Cryptocurrency has the technical capability to provide most services offered by traditional banks, including payments, savings, and lending through decentralised finance platforms. However, complete replacement remains unlikely in the near term due to regulatory frameworks, consumer habits, and the established infrastructure of traditional finance.
Q: How does cryptocurrency maintain value without government backing?
Cryptocurrency derives value from the same sources as any money: scarcity, utility, and collective belief in its worth. Bitcoin’s fixed supply cap creates scarcity similar to gold, while its utility for borderless transactions and store of value provides practical use cases.
Q: Is cryptocurrency safe from hacking and theft?
The blockchain networks themselves are extremely secure due to their distributed architecture and cryptographic protection, with major networks never being successfully hacked. However, individual users face risks through exchange hacks, phishing attacks, and loss of private keys.
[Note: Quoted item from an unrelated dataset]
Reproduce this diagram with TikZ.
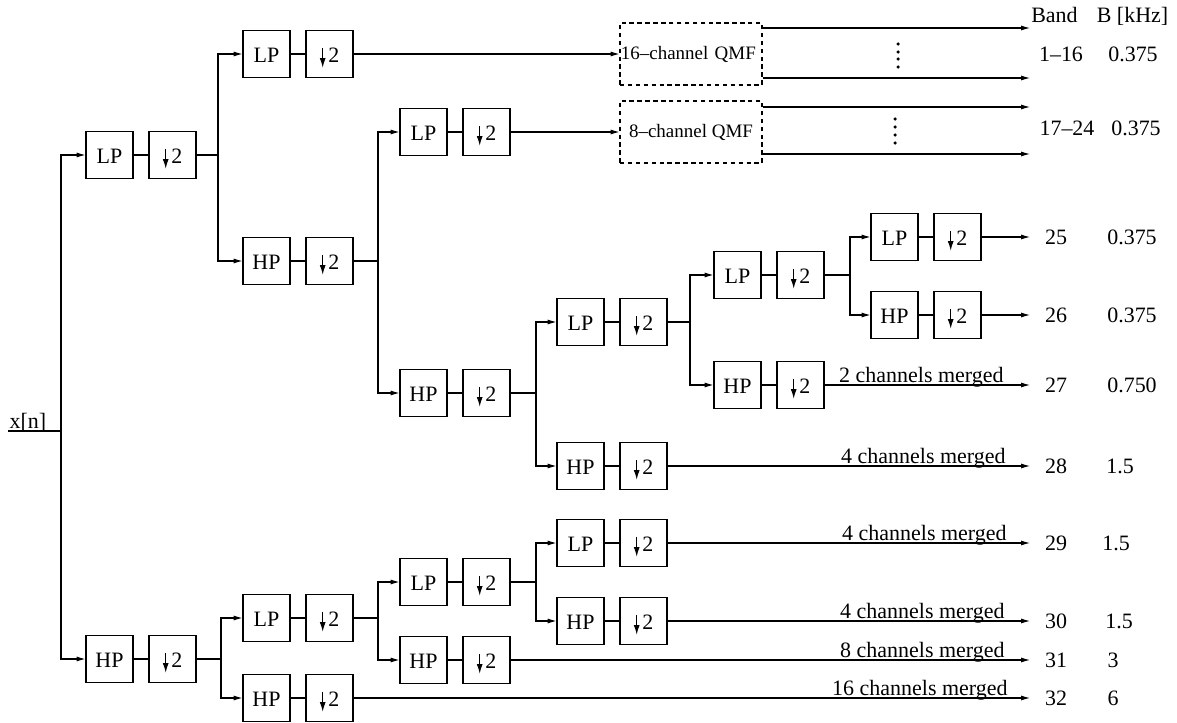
\documentclass[tikz,border=0pt]{standalone}
\usepackage{fontspec}
\setmainfont{Liberation Serif}
\usetikzlibrary{arrows.meta,calc}
\newcommand\dsamp{\tikz[baseline=0pt]\draw[line width=0.6pt,-{Latex[length=5.5pt,width=3.4pt]}] (0pt,8pt)--(0pt,-3pt);\hspace{1.5pt}2\hspace{3.5pt}}
\begin{document}
\begin{tikzpicture}[x=0.02cm,y=-0.02cm, line width=0.6pt,
  >={Latex[length=5pt,width=2.8pt]},
  every node/.style={font=\fontsize{12.5}{15}\selectfont},
  filt/.style={draw, minimum width=0.94cm, minimum height=0.94cm, inner sep=0pt, text height=9.6pt, text depth=0pt},
  qmf/.style={draw, dash pattern=on 2.5pt off 2pt, minimum width=2.84cm, minimum height=1.24cm, inner sep=0pt, font=\fontsize{10.8}{13}\selectfont},
  lbl/.style={anchor=base east, inner sep=0pt},
  num/.style={anchor=base, inner sep=0pt}]
\useasboundingbox (0,0) rectangle (1177,723);

% input
\coordinate (xin) at (8,431);
\coordinate (s0) at (61,431);
\node[anchor=base west, inner sep=0pt] (xl) at (9,428) {x[n]};
\draw (xin) -- (s0);

% level 1
\node[filt] (lp1) at (109.5,155) {LP};
\node[filt] (d1) at (172.5,155) {\dsamp};
\node[filt] (hp1) at (109.5,659) {HP};
\node[filt] (dh1) at (172.5,659) {\dsamp};
\draw[->] (s0) |- (lp1);
\draw[->] (s0) |- (hp1);
\draw (lp1) -- (d1);
\draw (hp1) -- (dh1);

% level 2 (top)
\coordinate (s1) at (218,155);
\node[filt] (lp2a) at (266.5,54) {LP};
\node[filt] (d2a) at (329.5,54) {\dsamp};
\node[filt] (hp2a) at (266.5,261) {HP};
\node[filt] (dh2a) at (329.5,261) {\dsamp};
\draw (d1) -- (s1);
\draw[->] (s1) |- (lp2a);
\draw[->] (s1) |- (hp2a);
\draw (lp2a) -- (d2a);
\draw (hp2a) -- (dh2a);

% QMF boxes
\node[qmf, text width=2.84cm, align=left] (qmf16) at (691,54) {\hspace{0.5pt}16--channel QMF};
\node[qmf] (qmf8) at (691,132) {8--channel QMF};
\draw[->] (d2a) -- (qmf16);

% level 3 (top)
\coordinate (s2a) at (378,261);
\node[filt] (lp3a) at (423.5,132) {LP};
\node[filt] (d3a) at (486.5,132) {\dsamp};
\node[filt] (hp3a) at (423.5,393) {HP};
\node[filt] (dh3a) at (486.5,393) {\dsamp};
\draw (dh2a) -- (s2a);
\draw[->] (s2a) |- (lp3a);
\draw[->] (s2a) |- (hp3a);
\draw (lp3a) -- (d3a);
\draw (hp3a) -- (dh3a);
\draw[->] (d3a) -- (qmf8);

% level 4 (top)
\coordinate (s3a) at (536,393);
\node[filt] (lp4a) at (580.5,322) {LP};
\node[filt] (d4a) at (643.5,322) {\dsamp};
\node[filt] (hp4a) at (580.5,466) {HP};
\node[filt] (dh4a) at (643.5,466) {\dsamp};
\draw (dh3a) -- (s3a);
\draw[->] (s3a) |- (lp4a);
\draw[->] (s3a) |- (hp4a);
\draw (lp4a) -- (d4a);
\draw (hp4a) -- (dh4a);

% level 5
\coordinate (s4a) at (690,322);
\node[filt] (lp5a) at (737.5,275) {LP};
\node[filt] (d5a) at (800.5,275) {\dsamp};
\node[filt] (hp5a) at (737.5,385) {HP};
\node[filt] (dh5a) at (800.5,385) {\dsamp};
\draw (d4a) -- (s4a);
\draw[->] (s4a) |- (lp5a);
\draw[->] (s4a) |- (hp5a);
\draw (lp5a) -- (d5a);
\draw (hp5a) -- (dh5a);

% level 6
\coordinate (s5a) at (850,275);
\node[filt] (lp6a) at (894.5,237) {LP};
\node[filt] (d6a) at (957.5,237) {\dsamp};
\node[filt] (hp6a) at (894.5,315) {HP};
\node[filt] (dh6a) at (957.5,315) {\dsamp};
\draw (d5a) -- (s5a);
\draw[->] (s5a) |- (lp6a);
\draw[->] (s5a) |- (hp6a);
\draw (lp6a) -- (d6a);
\draw (hp6a) -- (dh6a);

% bottom branch
\coordinate (s1b) at (221,659);
\node[filt] (lp2b) at (266.5,618) {LP};
\node[filt] (d2b) at (329.5,618) {\dsamp};
\node[filt] (hp2b) at (266.5,698) {HP};
\node[filt] (dh2b) at (329.5,698) {\dsamp};
\draw (dh1) -- (s1b);
\draw[->] (s1b) |- (lp2b);
\draw[->] (s1b) |- (hp2b);
\draw (lp2b) -- (d2b);
\draw (hp2b) -- (dh2b);

\coordinate (s2b) at (378,618);
\node[filt] (lp3b) at (423.5,582) {LP};
\node[filt] (d3b) at (486.5,582) {\dsamp};
\node[filt] (hp3b) at (423.5,660) {HP};
\node[filt] (dh3b) at (486.5,660) {\dsamp};
\draw (d2b) -- (s2b);
\draw[->] (s2b) |- (lp3b);
\draw[->] (s2b) |- (hp3b);
\draw (lp3b) -- (d3b);
\draw (hp3b) -- (dh3b);

\coordinate (s3b) at (536,582);
\node[filt] (lp4b) at (580.5,543) {LP};
\node[filt] (d4b) at (643.5,543) {\dsamp};
\node[filt] (hp4b) at (580.5,621) {HP};
\node[filt] (dh4b) at (643.5,621) {\dsamp};
\draw (d3b) -- (s3b);
\draw[->] (s3b) |- (lp4b);
\draw[->] (s3b) |- (hp4b);
\draw (lp4b) -- (d4b);
\draw (hp4b) -- (dh4b);

% outputs
\coordinate (o1t) at (1030,28);
\coordinate (o1b) at (1030,78);
\coordinate (o2t) at (1030,107);
\coordinate (o2b) at (1030,154);
\draw[->] (qmf16.east |- o1t) -- (o1t);
\draw[->] (qmf16.east |- o1b) -- (o1b);
\draw[->] (qmf8.east |- o2t) -- (o2t);
\draw[->] (qmf8.east |- o2b) -- (o2b);
\foreach \yy in {44,52,59,67} \fill (898,\yy) circle (1pt);
\foreach \yy in {119,127,135,143} \fill (895,\yy) circle (1pt);

\coordinate (o25) at (1030,237);
\coordinate (o26) at (1030,315);
\coordinate (o27) at (1030,385);
\coordinate (o28) at (1030,466);
\coordinate (o29) at (1030,543);
\coordinate (o30) at (1030,621);
\coordinate (o31) at (1030,660);
\coordinate (o32) at (1030,698);
\draw[->] (d6a) -- (o25);
\draw[->] (dh6a) -- (o26);
\draw[->] (dh5a) -- (o27);
\draw[->] (dh4a) -- (o28);
\draw[->] (d4b) -- (o29);
\draw[->] (dh4b) -- (o30);
\draw[->] (dh3b) -- (o31);
\draw[->] (dh2b) -- (o32);

\node[lbl] (m27) at (1004,382) {2 channels merged};
\node[lbl] (m28) at (1006,463) {4 channels merged};
\node[lbl] (m29) at (1007,540) {4 channels merged};
\node[lbl] (m30) at (1005,618) {4 channels merged};
\node[lbl] (m31) at (1005,657) {8 channels merged};
\node[lbl] (m32) at (1008,695) {16 channels merged};

% table
\node[num] (hband) at (1054.5,23) {Band};
\node[num] (hbw) at (1132.5,23) {B [kHz]};
\node[num] (b1) at (1061,62) {1--16};
\node[num] (w1) at (1133,62) {0.375};
\node[num] (b2) at (1067,135) {17--24};
\node[num] (w2) at (1136,135) {0.375};
\node[num] (b25) at (1056,244) {25};
\node[num] (w25) at (1132,244) {0.375};
\node[num] (b26) at (1056,322) {26};
\node[num] (w26) at (1132,322) {0.375};
\node[num] (b27) at (1056,392) {27};
\node[num] (w27) at (1132,392) {0.750};
\node[num] (b28) at (1056,473) {28};
\node[num] (w28) at (1120,473) {1.5};
\node[num] (b29) at (1056,550) {29};
\node[num] (w29) at (1116,550) {1.5};
\node[num] (b30) at (1056,628) {30};
\node[num] (w30) at (1119,628) {1.5};
\node[num] (b31) at (1056,667) {31};
\node[num] (w31) at (1113,667) {3};
\node[num] (b32) at (1056,705) {32};
\node[num] (w32) at (1113,705) {6};
\end{tikzpicture}
\end{document}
Proper security practices, including hardware wallets, strong passwords, and cautious interaction with platforms, significantly reduce these risks.
Q: Why are there so many different cryptocurrencies if Bitcoin solved the problems?
While Bitcoin pioneered cryptocurrency, different projects address specific use cases or improve upon original limitations. Ethereum introduced smart contracts, enabling programmable money and decentralised applications. Other cryptocurrencies focus on enhanced privacy, faster transactions, lower fees, or specialised functions like supply chain tracking.
Q: How does cryptocurrency help people in developing countries?
Cryptocurrency provides financial services to the unbanked through mobile access, enables low-cost international remittances that preserve more value for recipients, offers protection against local currency inflation and instability, and provides access to global markets and investment opportunities previously unavailable.